Requirements:
Copy each line below exactly and leave the pictures out.

Data extract start

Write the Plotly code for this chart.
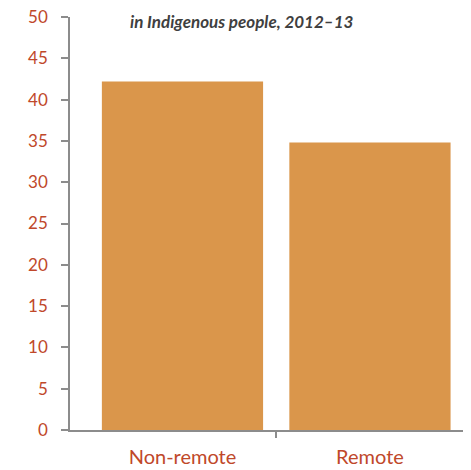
import plotly.graph_objects as go

categories = ["Non-remote", "Remote"]
values = [42.2, 34.8]
y_ticks = [0, 5, 10, 15, 20, 25, 30, 35, 40, 45, 50]
title_text = "in Indigenous people, 2012–13"

label_color = "#C0482A"
axis_color = "#8C8C8C"
bar_color = "#DA964B"
font_family = "Lato, 'Open Sans', sans-serif"

fig = go.Figure()
fig.add_trace(go.Bar(
    x=list(range(len(categories))), y=values,
    marker=dict(color=bar_color, line=dict(width=0)),
    width=0.86, hoverinfo="skip", showlegend=False,
))

fig.update_layout(
    width=463, height=462,
    margin=dict(l=62, r=0, t=9, b=40),
    paper_bgcolor="white", plot_bgcolor="white",
    font=dict(family=font_family, size=16, color=label_color),
    xaxis=dict(
        range=[-0.6, 1.539], automargin=False,
        tickvals=list(range(len(categories))), ticktext=categories,
        ticks="", showline=True, linecolor=axis_color, linewidth=1.5,
        showgrid=False, zeroline=False, fixedrange=True,
        tickfont=dict(size=20, color=label_color), ticklabelstandoff=8,
    ),
    xaxis2=dict(
        overlaying="x", range=[-0.6, 1.539], automargin=False,
        tickvals=[0.5], ticktext=[""], ticks="outside", ticklen=7,
        tickcolor=axis_color, tickwidth=1.5, showline=False,
        showgrid=False, zeroline=False, side="bottom",
    ),
    yaxis=dict(
        range=[0, 50], tickvals=y_ticks, automargin=False,
        ticks="outside", ticklen=7, tickcolor=axis_color, tickwidth=1.5,
        showline=True, linecolor=axis_color, linewidth=1.5,
        showgrid=False, zeroline=False, ticklabeloverflow="allow",
        tickfont=dict(size=17, color=label_color), ticklabelstandoff=10,
    ),
    annotations=[dict(
        text="<b><i>" + title_text + "</i></b>",
        xref="paper", yref="paper", x=0.43, y=1.0,
        xanchor="center", yanchor="top", yshift=8,
        showarrow=False, font=dict(size=17, color="#3F3F3F", family=font_family),
    )],
)
# invisible trace to activate the second x axis
fig.add_trace(go.Scatter(x=[0.5], y=[0], xaxis="x2", mode="markers",
                         marker=dict(opacity=0), hoverinfo="skip", showlegend=False))

fig.write_html("out.html")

Data extract end

Complete output:
Write the Plotly code for this chart.
import plotly.graph_objects as go

categories = ["Non-remote", "Remote"]
values = [42.2, 34.8]
y_ticks = [0, 5, 10, 15, 20, 25, 30, 35, 40, 45, 50]
title_text = "in Indigenous people, 2012–13"

label_color = "#C0482A"
axis_color = "#8C8C8C"
bar_color = "#DA964B"
font_family = "Lato, 'Open Sans', sans-serif"

fig = go.Figure()
fig.add_trace(go.Bar(
    x=list(range(len(categories))), y=values,
    marker=dict(color=bar_color, line=dict(width=0)),
    width=0.86, hoverinfo="skip", showlegend=False,
))

fig.update_layout(
    width=463, height=462,
    margin=dict(l=62, r=0, t=9, b=40),
    paper_bgcolor="white", plot_bgcolor="white",
    font=dict(family=font_family, size=16, color=label_color),
    xaxis=dict(
        range=[-0.6, 1.539], automargin=False,
        tickvals=list(range(len(categories))), ticktext=categories,
        ticks="", showline=True, linecolor=axis_color, linewidth=1.5,
        showgrid=False, zeroline=False, fixedrange=True,
        tickfont=dict(size=20, color=label_color), ticklabelstandoff=8,
    ),
    xaxis2=dict(
        overlaying="x", range=[-0.6, 1.539], automargin=False,
        tickvals=[0.5], ticktext=[""], ticks="outside", ticklen=7,
        tickcolor=axis_color, tickwidth=1.5, showline=False,
        showgrid=False, zeroline=False, side="bottom",
    ),
    yaxis=dict(
        range=[0, 50], tickvals=y_ticks, automargin=False,
        ticks="outside", ticklen=7, tickcolor=axis_color, tickwidth=1.5,
        showline=True, linecolor=axis_color, linewidth=1.5,
        showgrid=False, zeroline=False, ticklabeloverflow="allow",
        tickfont=dict(size=17, color=label_color), ticklabelstandoff=10,
    ),
    annotations=[dict(
        text="<b><i>" + title_text + "</i></b>",
        xref="paper", yref="paper", x=0.43, y=1.0,
        xanchor="center", yanchor="top", yshift=8,
        showarrow=False, font=dict(size=17, color="#3F3F3F", family=font_family),
    )],
)
# invisible trace to activate the second x axis
fig.add_trace(go.Scatter(x=[0.5], y=[0], xaxis="x2", mode="markers",
                         marker=dict(opacity=0), hoverinfo="skip", showlegend=False))

fig.write_html("out.html")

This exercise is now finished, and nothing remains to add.